Information provided:
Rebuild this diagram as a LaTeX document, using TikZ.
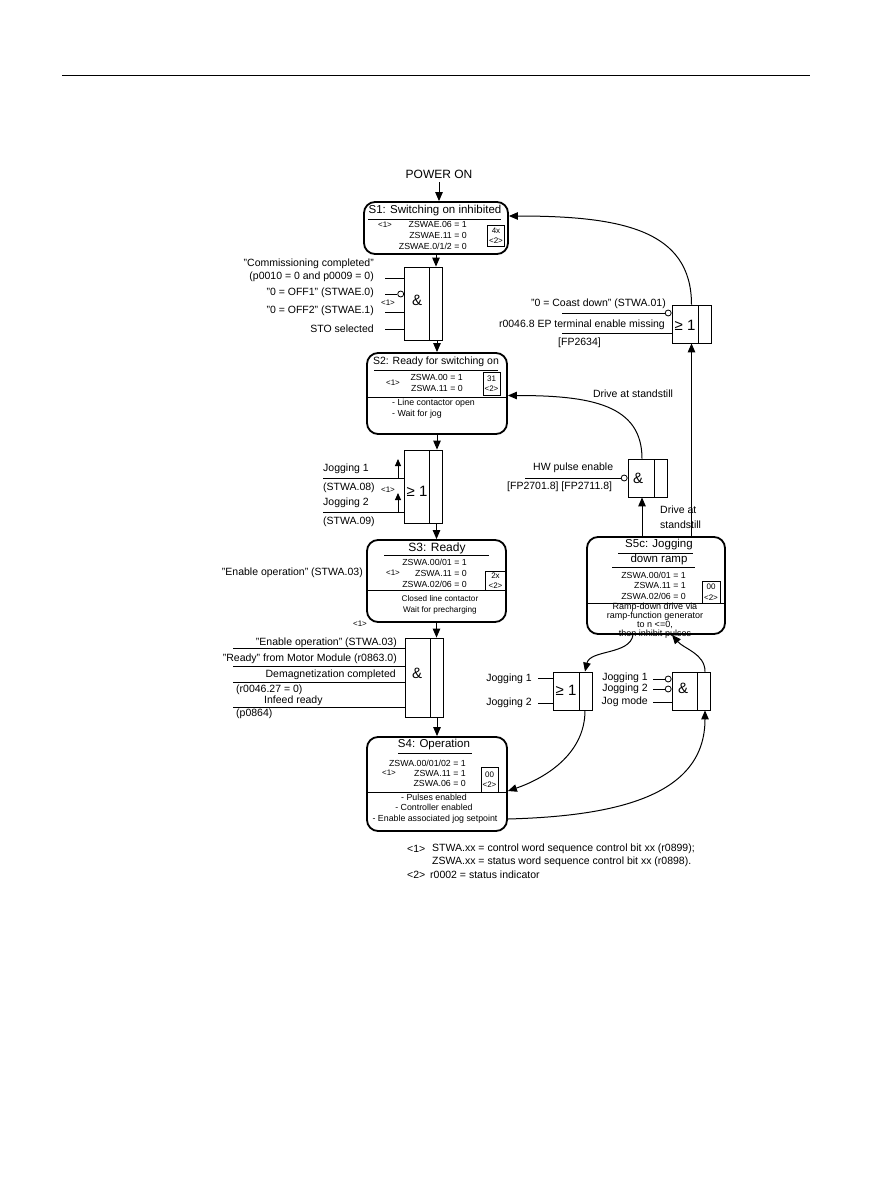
\documentclass[tikz,border=0pt]{standalone}
\usepackage{fontspec}
\setmainfont{Liberation Sans}
\usetikzlibrary{arrows.meta,positioning,calc}

\begin{document}
\begin{tikzpicture}[x=1pt, y=-1pt,
    every node/.style={font=\fontsize{10.5}{12}\selectfont, inner sep=0pt},
    state/.style={rectangle, draw, line width=1.8pt, rounded corners=11pt},
    gate/.style={rectangle, draw, line width=0.8pt, minimum width=38pt,
        path picture={\draw[line width=0.8pt]
            ([xshift=-13pt]path picture bounding box.north east) --
            ([xshift=-13pt]path picture bounding box.south east);}},
    gsym/.style={font=\fontsize{15}{15}\selectfont},
    title/.style={font=\fontsize{11.5}{13}\selectfont},
    zsw/.style={font=\fontsize{8.8}{10.5}\selectfont, anchor=east},
    info/.style={font=\fontsize{8.8}{10.5}\selectfont},
    ref/.style={font=\fontsize{8}{9}\selectfont},
    numbox/.style={rectangle, draw, line width=0.8pt, align=center,
        font=\fontsize{8}{10.5}\selectfont},
    arr/.style={-{Triangle[length=9pt, width=7.5pt]}, line width=1pt},
    inp/.style={line width=0.9pt},
    neg/.style={circle, draw, line width=0.8pt, fill=white, minimum size=6pt},
]
\useasboundingbox (0,0) rectangle (893,1191);
\draw[line width=0.6pt] (62,75) -- (810,75);

% S1
\node[font=\fontsize{12}{14}\selectfont] (pon) at (439,174) {POWER ON};
\node[state, minimum width=144pt, minimum height=52pt] (S1) at (436,228) {};
\node[title] (S1t) at (435,211) {S1: Switching on inhibited};
\draw[line width=0.9pt] (368,219) -- (501,219);
\node[ref] (S1r) at (385,225) {<1>};
\node[zsw] (S1z1) at (467,224) {ZSWAE.06 = 1};
\node[zsw] (S1z2) at (467,235) {ZSWAE.11 = 0};
\node[zsw] (S1z3) at (467,246) {ZSWAE.0/1/2 = 0};
\node[numbox, minimum width=17pt, minimum height=21pt] (S1n) at (496,235.5) {4x\\<2>};
\draw[arr] ([yshift=-4pt]pon.south) -- (pon.south |- S1.north);

% AND gate to S2
\node[gate, minimum height=73pt] (G1) at (423.5,303.5) {};
\node[gsym] (G1s) at (417,300) {\&};
\node[ref] (G1r) at (388,303) {<1>};
\node[anchor=east] (G1l1) at (374,264) {"Commissioning completed"};
\node[anchor=east] (G1l2) at (374,277) {(p0010 = 0 and p0009 = 0)};
\node[anchor=east] (G1l3) at (374,293) {"0 = OFF1" (STWAE.0)};
\node[anchor=east] (G1l4) at (374,311) {"0 = OFF2" (STWAE.1)};
\node[anchor=east] (G1l5) at (374,329) {STO selected};
\coordinate (G1a) at (385,278);
\coordinate (G1b) at (385,294);
\coordinate (G1c) at (385,312);
\coordinate (G1d) at (385,329);
\node[neg, anchor=east] (G1n) at (G1.west |- G1b) {};
\draw[inp] (G1a) -- (G1a -| G1.west);
\draw[inp] (G1b) -- (G1n.west);
\draw[inp] (G1c) -- (G1c -| G1.west);
\draw[inp] (G1d) -- (G1d -| G1.west);
\draw[arr] (S1.south) -- (S1.south |- G1.north);

% S2
\node[state, minimum width=140pt, minimum height=81pt] (S2) at (437,393.5) {};
\node[title, font=\fontsize{10.5}{12}\selectfont] (S2t) at (436,362) {S2: Ready for switching on};
\draw[line width=0.9pt] (374,370) -- (498,370);
\node[ref] (S2r) at (393,383) {<1>};
\node[zsw] (S2z1) at (463,377) {ZSWA.00 = 1};
\node[zsw] (S2z2) at (463,388) {ZSWA.11 = 0};
\node[numbox, minimum width=17pt, minimum height=23pt] (S2n) at (491.5,383.5) {31\\<2>};
\draw[line width=1pt] (S2.west |- 0,397) -- (S2.east |- 0,397);
\node[info, anchor=west] (S2i1) at (392,403) {- Line contactor open};
\node[info, anchor=west] (S2i2) at (392,414) {- Wait for jog};
\draw[arr] (G1.south -| S2.north) -- (S2.north);

% OR gate to S3
\node[gate, minimum height=73pt] (G2) at (423.5,486.5) {};
\node[gsym] (G2s) at (417,491) {≥ 1};
\node[ref] (G2r) at (388,490) {<1>};
\node[anchor=west] (G2l1) at (323,469) {Jogging 1};
\node[anchor=west] (G2l2) at (323,488) {(STWA.08)};
\node[anchor=west] (G2l3) at (323,503) {Jogging 2};
\node[anchor=west] (G2l4) at (323,522) {(STWA.09)};
\coordinate (G2a) at (323,478);
\coordinate (G2b) at (323,512);
\draw[inp] (G2a) -- (G2a -| G2.west);
\draw[inp] (G2b) -- (G2b -| G2.west);
\draw[-{Triangle[length=7pt, width=6pt]}, line width=0.9pt] (398,478) -- (398,459);
\draw[-{Triangle[length=7pt, width=6pt]}, line width=0.9pt] (398,512) -- (398,493);
\draw[arr] (S2.south) -- (S2.south |- G2.north);

% S3
\node[state, minimum width=139pt, minimum height=82pt] (S3) at (436.5,581) {};
\node[title, font=\fontsize{12}{14}\selectfont] (S3t) at (437,548) {S3: Ready};
\draw[line width=0.9pt] (384,555) -- (489,555);
\node[zsw] (S3z1) at (467,562) {ZSWA.00/01 = 1};
\node[ref] (S3r) at (393,573) {<1>};
\node[zsw] (S3z2) at (467,573) {ZSWA.11 = 0};
\node[zsw] (S3z3) at (467,584) {ZSWA.02/06 = 0};
\node[numbox, minimum width=21pt, minimum height=19pt] (S3n) at (495.5,580.5) {2x\\<2>};
\draw[line width=1pt] (S3.west |- 0,590) -- (S3.east |- 0,590);
\node[info, font=\fontsize{8.2}{10}\selectfont] (S3i1) at (440,599) {Closed line contactor};
\node[info, font=\fontsize{8.2}{10}\selectfont] (S3i2) at (440,610) {Wait for precharging};
\node[anchor=east] (S3l) at (363,573) {"Enable operation" (STWA.03)};
\draw[arr] (G2.south -| S3.north) -- (S3.north);

% AND gate to S4
\node[ref] (G3r) at (360,624) {<1>};
\node[gate, minimum height=79pt] (G3) at (424,677.5) {};
\node[gsym] (G3s) at (417,673) {\&};
\node[anchor=east] (G3l1) at (397,643) {"Enable operation" (STWA.03)};
\node[anchor=east] (G3l2) at (397,659) {"Ready" from Motor Module (r0863.0)};
\node[anchor=east] (G3l3) at (396,675) {Demagnetization completed};
\node[anchor=west] (G3l4) at (236,689.5) {(r0046.27 = 0)};
\node[anchor=west] (G3l5) at (264,701) {Infeed ready};
\node[anchor=west] (G3l6) at (236,714) {(p0864)};
\coordinate (G3a) at (233,648);
\coordinate (G3b) at (233,666);
\coordinate (G3c) at (233,682);
\coordinate (G3d) at (233,707);
\draw[inp] (G3a) -- (G3a -| G3.west);
\draw[inp] (G3b) -- (G3b -| G3.west);
\draw[inp] (G3c) -- (G3c -| G3.west);
\draw[inp] (G3d) -- (G3d -| G3.west);
\draw[arr] (S3.south) -- (S3.south |- G3.north);

% S4
\node[state, minimum width=140pt, minimum height=94pt] (S4) at (437,784) {};
\node[title] (S4t) at (434,745) {S4: Operation};
\draw[line width=0.9pt] (398,753) -- (472,753);
\node[zsw] (S4z1) at (466,763) {ZSWA.00/01/02 = 1};
\node[ref] (S4r) at (389,773) {<1>};
\node[zsw] (S4z2) at (466,773) {ZSWA.11 = 1};
\node[zsw] (S4z3) at (466,783) {ZSWA.06 = 0};
\node[numbox, minimum width=17pt, minimum height=25pt] (S4n) at (489.5,779.5) {00\\<2>};
\draw[line width=1pt] (S4.west |- 0,792) -- (S4.east |- 0,792);
\node[info] (S4i1) at (434,797) {- Pulses enabled};
\node[info] (S4i2) at (434,807) {- Controller enabled};
\node[info] (S4i3) at (435,819) {- Enable associated jog setpoint};
\draw[arr] (G3.south -| S4.north) -- (S4.north);

% notes
\node[anchor=west] (N1) at (407,849) {<1>};
\node[anchor=west] (N1t) at (432,849) {STWA.xx = control word sequence control bit xx (r0899);};
\node[anchor=west] (N2t) at (432,862) {ZSWA.xx = status word sequence control bit xx (r0898).};
\node[anchor=west] (N3) at (407,875) {<2>};
\node[anchor=west] (N3t) at (430,875) {r0002 = status indicator};

% OR gate back to S1
\node[gate, minimum height=38pt, minimum width=39pt] (G4) at (691.5,324) {};
\node[gsym] (G4s) at (685,325) {≥ 1};
\node[anchor=east] (G4l1) at (666,304) {"0 = Coast down" (STWA.01)};
\node[anchor=east] (G4l2) at (665,325) {r0046.8 EP terminal enable missing};
\node[anchor=west] (G4l3) at (558,343) {[FP2634]};
\coordinate (G4a) at (562,313);
\coordinate (G4b) at (562,333);
\node[neg, anchor=east] (G4n) at (G4.west |- G4a) {};
\draw[inp] (G4a) -- (G4n.west);
\draw[inp] (G4b) -- (G4b -| G4.west);
\draw[arr] (G4.north) .. controls +(0,-75) and +(112,0) .. ([yshift=12pt]S1.east);

% AND gate back to S2
\node[gate, minimum height=38pt, minimum width=39pt] (G5) at (647.5,478) {};
\node[gsym] (G5s) at (638,478) {\&};
\node[anchor=west] (G5l1) at (533,468) {HW pulse enable};
\node[anchor=west] (G5l2) at (507,487) {[FP2701.8] [FP2711.8]};
\coordinate (G5a) at (525,478);
\node[neg, anchor=east] (G5n) at (G5.west |- G5a) {};
\draw[inp] (G5a) -- (G5n.west);
\coordinate (G5o) at ([xshift=-5.5pt]G5.north);
\coordinate (G5i) at ([xshift=-5.5pt]G5.south);
\draw[arr] (G5o) .. controls +(0,-54) and +(83,0) .. ([yshift=-2pt]S2.east);
\node (G5d) at (633,394) {Drive at standstill};

% S5c
\node[state, minimum width=138pt, minimum height=97pt] (S5) at (656,585.5) {};
\node[title] (S5t1) at (659,545) {S5c: Jogging};
\draw[line width=0.9pt] (618,553) -- (693,553);
\node[title] (S5t2) at (659,560) {down ramp};
\draw[line width=0.9pt] (612,567) -- (695,567);
\node[zsw] (S5z1) at (686,575) {ZSWA.00/01 = 1};
\node[zsw] (S5z2) at (686,585) {ZSWA.11 = 1};
\node[zsw] (S5z3) at (686,596) {ZSWA.02/06 = 0};
\node[numbox, minimum width=18pt, minimum height=22pt] (S5n) at (711,592) {00\\<2>};
\draw[line width=1pt] (S5.west |- 0,603) -- (S5.east |- 0,603);
\node[align=center, font=\fontsize{9}{7.6}\selectfont] (S5i) at (655,620.5)
    {Ramp-down drive via\\ramp-function generator\\to n <=0,\\then inhibit pulses};
\draw[arr] (S5.north -| G4.south) -- (G4.south);
\draw[arr] (S5.north -| G5i) -- (G5i);
\node[anchor=west] (S5d1) at (660,510) {Drive at};
\node[anchor=west] (S5d2) at (660,525) {standstill};

% OR gate to S4
\node[gate, minimum height=38pt, minimum width=39pt] (G6) at (572.5,691) {};
\node[gsym] (G6s) at (566,690) {≥ 1};
\node[anchor=east] (G6l1) at (532,679) {Jogging 1};
\node[anchor=east] (G6l2) at (532,703) {Jogging 2};
\coordinate (G6a) at (538,678);
\coordinate (G6b) at (538,703);
\draw[inp] (G6a) -- (G6a -| G6.west);
\draw[inp] (G6b) -- (G6b -| G6.west);
\draw[arr] ([xshift=-23pt]S5.south) .. controls +(-3,20) and +(5,-22) .. ([xshift=12.5pt]G6.north);
\draw[arr] ([xshift=12.5pt]G6.south) .. controls +(0,45) and +(35,-12) .. ([yshift=-7pt]S4.east);

% AND gate to S5c
\node[gate, minimum height=38pt] (G7) at (691,691) {};
\node[gsym] (G7s) at (683,688) {\&};
\node[anchor=east] (G7l1) at (648,678) {Jogging 1};
\node[anchor=east] (G7l2) at (648,689) {Jogging 2};
\node[anchor=east] (G7l3) at (648,702) {Jog mode};
\coordinate (G7a) at (653,679);
\coordinate (G7b) at (653,689);
\coordinate (G7c) at (653,702);
\node[neg, anchor=east] (G7n1) at (G7.west |- G7a) {};
\node[neg, anchor=east] (G7n2) at (G7.west |- G7b) {};
\draw[inp] (G7a) -- (G7n1.west);
\draw[inp] (G7b) -- (G7n2.west);
\draw[inp] (G7c) -- (G7c -| G7.west);
\draw[arr] ([xshift=14pt]G7.north) .. controls +(0,-18) and +(12,14) .. ([xshift=16pt]S5.south);
\draw[arr] ([yshift=-35pt]S4.east) .. controls +(110,-3) and +(0,85) .. ([xshift=14pt]G7.south);

\end{tikzpicture}
\end{document}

Aim:
Everything from the first line to the line with "(62,75) -- (810,75);" must be repeated exactly, and nothing else. Leave the pictures out.

Written response:
Rebuild this diagram as a LaTeX document, using TikZ.
\documentclass[tikz,border=0pt]{standalone}
\usepackage{fontspec}
\setmainfont{Liberation Sans}
\usetikzlibrary{arrows.meta,positioning,calc}

\begin{document}
\begin{tikzpicture}[x=1pt, y=-1pt,
    every node/.style={font=\fontsize{10.5}{12}\selectfont, inner sep=0pt},
    state/.style={rectangle, draw, line width=1.8pt, rounded corners=11pt},
    gate/.style={rectangle, draw, line width=0.8pt, minimum width=38pt,
        path picture={\draw[line width=0.8pt]
            ([xshift=-13pt]path picture bounding box.north east) --
            ([xshift=-13pt]path picture bounding box.south east);}},
    gsym/.style={font=\fontsize{15}{15}\selectfont},
    title/.style={font=\fontsize{11.5}{13}\selectfont},
    zsw/.style={font=\fontsize{8.8}{10.5}\selectfont, anchor=east},
    info/.style={font=\fontsize{8.8}{10.5}\selectfont},
    ref/.style={font=\fontsize{8}{9}\selectfont},
    numbox/.style={rectangle, draw, line width=0.8pt, align=center,
        font=\fontsize{8}{10.5}\selectfont},
    arr/.style={-{Triangle[length=9pt, width=7.5pt]}, line width=1pt},
    inp/.style={line width=0.9pt},
    neg/.style={circle, draw, line width=0.8pt, fill=white, minimum size=6pt},
]
\useasboundingbox (0,0) rectangle (893,1191);
\draw[line width=0.6pt] (62,75) -- (810,75);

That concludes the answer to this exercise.